START Data in this exercise

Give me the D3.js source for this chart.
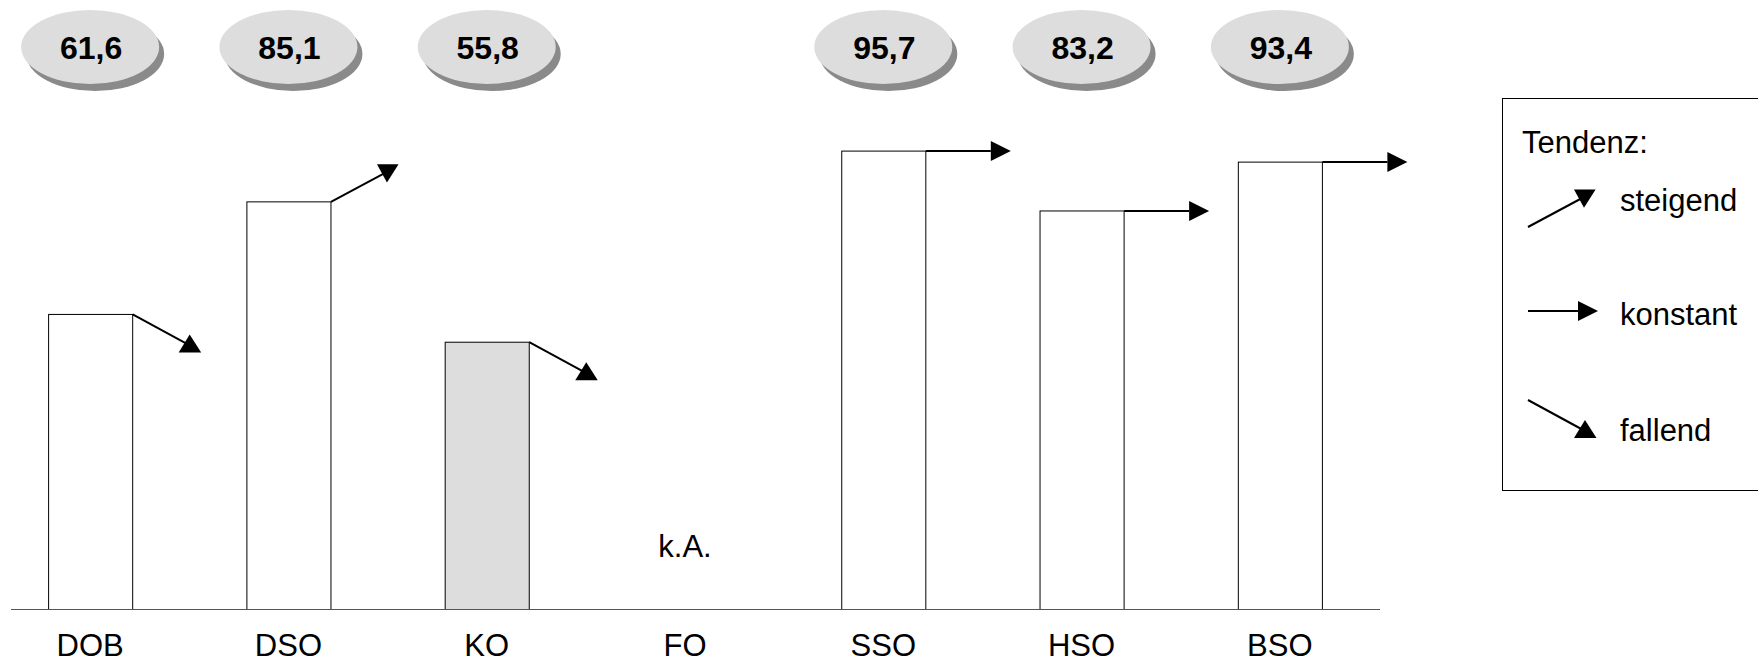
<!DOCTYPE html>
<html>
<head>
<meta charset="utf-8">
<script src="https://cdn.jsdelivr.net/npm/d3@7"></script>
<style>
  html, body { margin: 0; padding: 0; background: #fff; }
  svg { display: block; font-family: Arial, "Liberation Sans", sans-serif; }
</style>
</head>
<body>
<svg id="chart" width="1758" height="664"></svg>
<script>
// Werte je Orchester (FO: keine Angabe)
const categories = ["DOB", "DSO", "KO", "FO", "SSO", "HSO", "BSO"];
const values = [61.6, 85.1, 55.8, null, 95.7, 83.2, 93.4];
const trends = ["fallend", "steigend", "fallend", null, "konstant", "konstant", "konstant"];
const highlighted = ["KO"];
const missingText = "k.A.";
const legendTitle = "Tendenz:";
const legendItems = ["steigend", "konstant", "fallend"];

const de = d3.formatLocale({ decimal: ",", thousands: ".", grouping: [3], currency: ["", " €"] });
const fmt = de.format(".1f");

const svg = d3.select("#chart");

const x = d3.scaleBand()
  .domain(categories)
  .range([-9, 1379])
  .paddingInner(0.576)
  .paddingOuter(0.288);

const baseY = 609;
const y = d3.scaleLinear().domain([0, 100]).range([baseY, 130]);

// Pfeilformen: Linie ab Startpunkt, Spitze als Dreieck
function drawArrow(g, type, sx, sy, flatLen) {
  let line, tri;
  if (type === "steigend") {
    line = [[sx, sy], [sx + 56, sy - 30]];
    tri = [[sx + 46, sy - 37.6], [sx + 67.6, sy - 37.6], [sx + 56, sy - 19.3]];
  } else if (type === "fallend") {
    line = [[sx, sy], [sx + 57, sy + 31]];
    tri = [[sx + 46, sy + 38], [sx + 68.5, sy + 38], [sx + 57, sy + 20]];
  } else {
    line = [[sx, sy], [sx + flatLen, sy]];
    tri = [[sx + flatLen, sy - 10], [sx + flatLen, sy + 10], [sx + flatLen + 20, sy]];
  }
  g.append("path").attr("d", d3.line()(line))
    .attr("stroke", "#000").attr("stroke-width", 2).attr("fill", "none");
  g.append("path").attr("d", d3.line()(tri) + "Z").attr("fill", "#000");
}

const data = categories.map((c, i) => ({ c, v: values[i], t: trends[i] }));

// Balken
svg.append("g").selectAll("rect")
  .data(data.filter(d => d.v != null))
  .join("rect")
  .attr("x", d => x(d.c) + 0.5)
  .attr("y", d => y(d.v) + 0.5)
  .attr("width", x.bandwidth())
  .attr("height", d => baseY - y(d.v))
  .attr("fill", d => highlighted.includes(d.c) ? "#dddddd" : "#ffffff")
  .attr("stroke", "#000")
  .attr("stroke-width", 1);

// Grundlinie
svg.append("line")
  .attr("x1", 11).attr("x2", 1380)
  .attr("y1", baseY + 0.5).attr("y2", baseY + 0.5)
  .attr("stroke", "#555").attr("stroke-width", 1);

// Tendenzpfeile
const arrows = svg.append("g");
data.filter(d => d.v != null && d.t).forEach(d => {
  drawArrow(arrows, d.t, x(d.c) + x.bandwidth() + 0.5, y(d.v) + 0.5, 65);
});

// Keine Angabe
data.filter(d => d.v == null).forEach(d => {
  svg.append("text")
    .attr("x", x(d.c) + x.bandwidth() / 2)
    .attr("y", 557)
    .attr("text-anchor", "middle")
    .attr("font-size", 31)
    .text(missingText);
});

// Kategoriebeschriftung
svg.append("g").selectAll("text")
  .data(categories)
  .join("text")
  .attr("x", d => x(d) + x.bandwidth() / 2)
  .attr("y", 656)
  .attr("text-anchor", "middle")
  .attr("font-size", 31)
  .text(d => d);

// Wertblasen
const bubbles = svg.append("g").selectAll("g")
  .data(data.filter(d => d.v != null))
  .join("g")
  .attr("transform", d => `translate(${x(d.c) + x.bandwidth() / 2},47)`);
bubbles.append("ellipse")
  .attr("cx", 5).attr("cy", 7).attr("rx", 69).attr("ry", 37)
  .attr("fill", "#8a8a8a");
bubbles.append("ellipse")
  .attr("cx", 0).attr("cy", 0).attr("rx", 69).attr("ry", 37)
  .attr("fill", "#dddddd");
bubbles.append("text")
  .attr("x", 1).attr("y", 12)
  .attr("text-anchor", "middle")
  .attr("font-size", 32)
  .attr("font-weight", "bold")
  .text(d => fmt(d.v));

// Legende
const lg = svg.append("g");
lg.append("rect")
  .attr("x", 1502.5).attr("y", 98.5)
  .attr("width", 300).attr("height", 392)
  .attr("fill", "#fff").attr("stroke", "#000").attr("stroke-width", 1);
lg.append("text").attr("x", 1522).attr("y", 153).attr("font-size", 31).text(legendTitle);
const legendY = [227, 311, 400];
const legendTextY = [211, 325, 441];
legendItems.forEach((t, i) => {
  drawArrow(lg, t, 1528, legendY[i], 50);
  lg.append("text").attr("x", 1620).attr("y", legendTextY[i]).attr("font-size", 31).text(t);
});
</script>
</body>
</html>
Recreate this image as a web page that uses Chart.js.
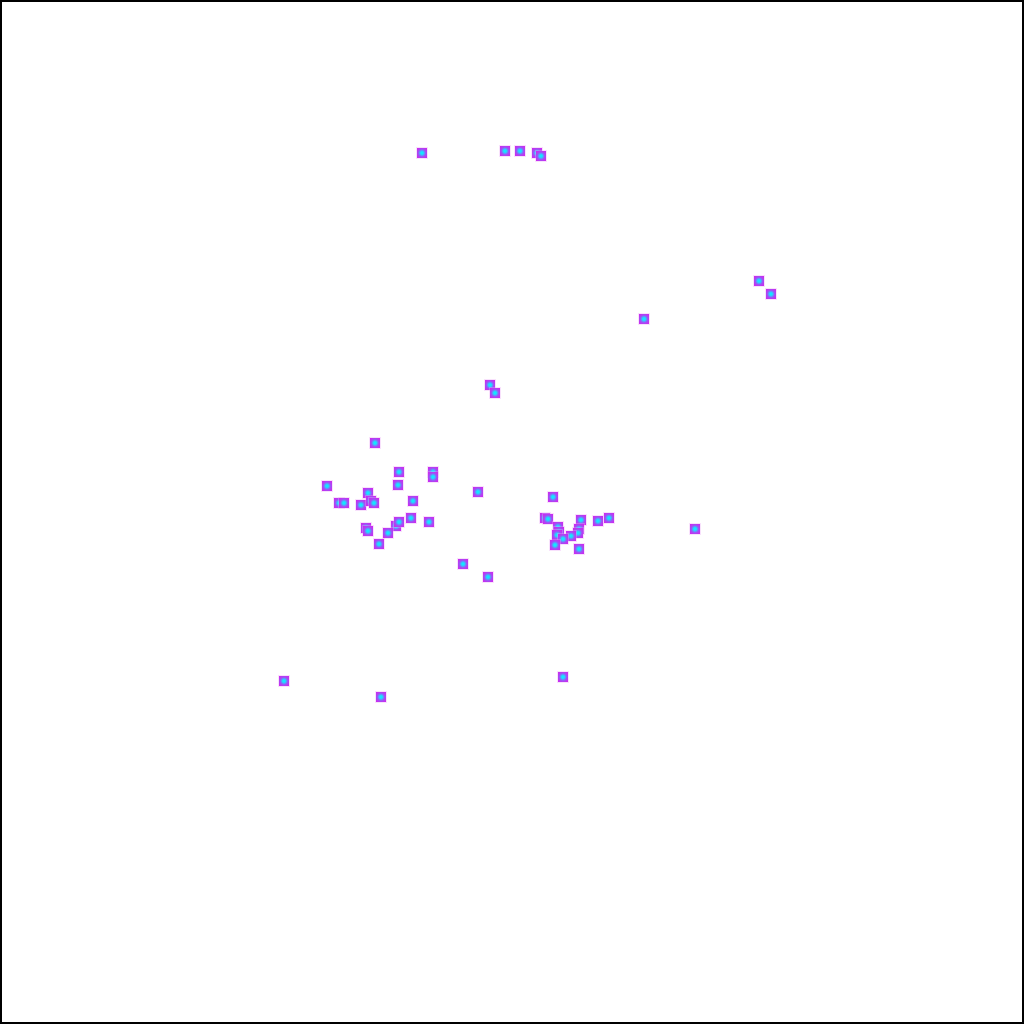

END Data in this exercise

■ Aim of the exercise ■
Everything from the first line to the line with "const y = d3.scaleLinear().domain([0, 100]).range([baseY, 130]);" must be repeated exactly, and nothing else. Leave the pictures out.

■ Reply ■
Give me the D3.js source for this chart.
<!DOCTYPE html>
<html>
<head>
<meta charset="utf-8">
<script src="https://cdn.jsdelivr.net/npm/d3@7"></script>
<style>
  html, body { margin: 0; padding: 0; background: #fff; }
  svg { display: block; font-family: Arial, "Liberation Sans", sans-serif; }
</style>
</head>
<body>
<svg id="chart" width="1758" height="664"></svg>
<script>
// Werte je Orchester (FO: keine Angabe)
const categories = ["DOB", "DSO", "KO", "FO", "SSO", "HSO", "BSO"];
const values = [61.6, 85.1, 55.8, null, 95.7, 83.2, 93.4];
const trends = ["fallend", "steigend", "fallend", null, "konstant", "konstant", "konstant"];
const highlighted = ["KO"];
const missingText = "k.A.";
const legendTitle = "Tendenz:";
const legendItems = ["steigend", "konstant", "fallend"];

const de = d3.formatLocale({ decimal: ",", thousands: ".", grouping: [3], currency: ["", " €"] });
const fmt = de.format(".1f");

const svg = d3.select("#chart");

const x = d3.scaleBand()
  .domain(categories)
  .range([-9, 1379])
  .paddingInner(0.576)
  .paddingOuter(0.288);

const baseY = 609;
const y = d3.scaleLinear().domain([0, 100]).range([baseY, 130]);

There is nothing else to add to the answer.